We had nice flying weather, blue skies and only a 15 knot headwind component to Comodoro (IFR 4:07 hrs). After we checked out on VHF with Falkland Island radar, we had no problems passing the required position report by Iridium phone to Comodoro Rivadavia centre (we did not have the required HF frequency installed in our Codan HF transceiver). The arrival and departure at Comodoro Rivadavia were turbulent, with winds at 290 degrees/29 knots gusting to 43 knots: a very significant crosswind component for runway 25. The VFR flight to Puerto Madryn (1:29 hrs) took us over barren, flat Patagonian countryside.
We got a warm and friendly reception in Puerto Madryn, both by the woman in the AIS office and by FiL rent a car. The owner, Guillermo Gabriel Villa, went out of his way to help us. Also an adventure seeker, a few years back he had sailed all the way to Faial in the Azores. We had already visited Faial back in 1992 and knew that many of the yachties paint pictures on the harbour walls. We told Guillermo we planned on returning to Europe in May via the Azores, so he told us to look for the picture about their boat Gandul.
We spent the night in Puerto Madryn and drove to Puerto Pirámides the next morning. There we booked into a very pleasant hotel by the beach called Las Restingas. Although it was quite sunny, we were still too far south to contemplate any swimming. The main attraction is Península Valdés and we spent the day driving round it. We saw armadillos, guanacos, rheas (type of ostrich), magellanic penguins, elephant seals and a sea lion colony at the North point. But we couldn't get anywhere near as close to the seals and penguins as we could in the Falklands and Galapagos Islands. Due to the number of tourists, we were not allowed onto the beach and had to view the wild life from above.
The next day dawned windy and rainy. We were glad of the excuse to just stay put in our nice hotel and do some work on the website.

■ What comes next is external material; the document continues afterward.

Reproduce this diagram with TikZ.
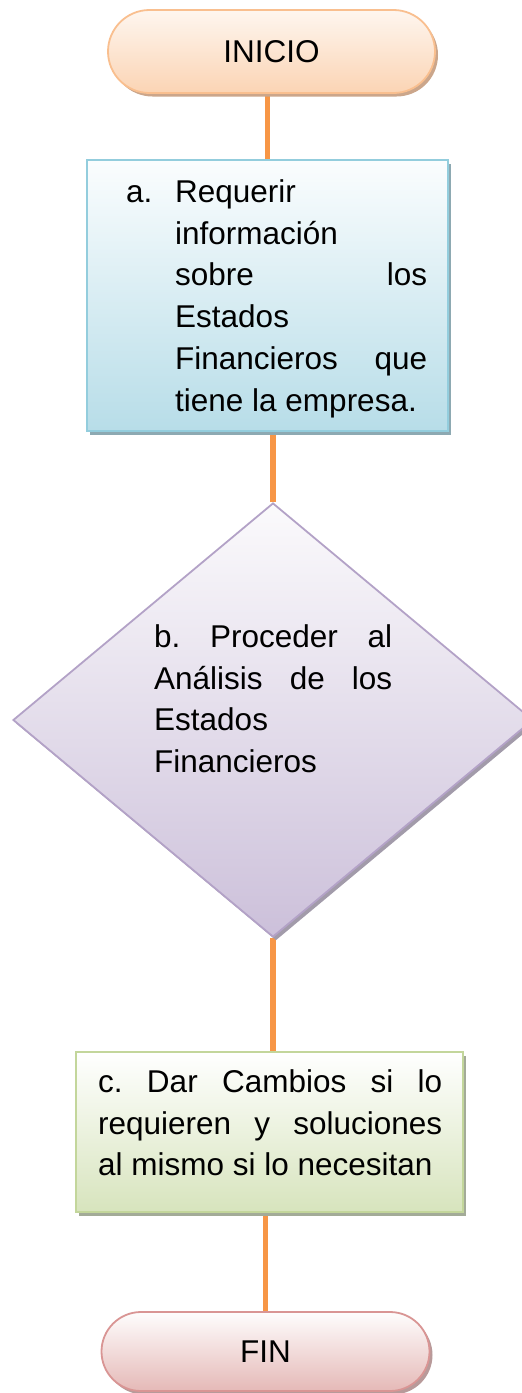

The weather improved a bit in the late afternoon and we drove to a nearby bay to watch the seals use the swell to propel themselves out of the sea onto a steep shelf.


At the North Point where we looked in vain for orcas

Magellanic penguins

Flemming almost needed the binoculars to see the sea lions on the beach

Sea lions

On the terrace of Hotel Las Restingas in Puerto Pirámides

Puerto Pirámides was named for these pyramid-like cliffs

The sea lions had a hard time getting out of the water here, up the steep shelf.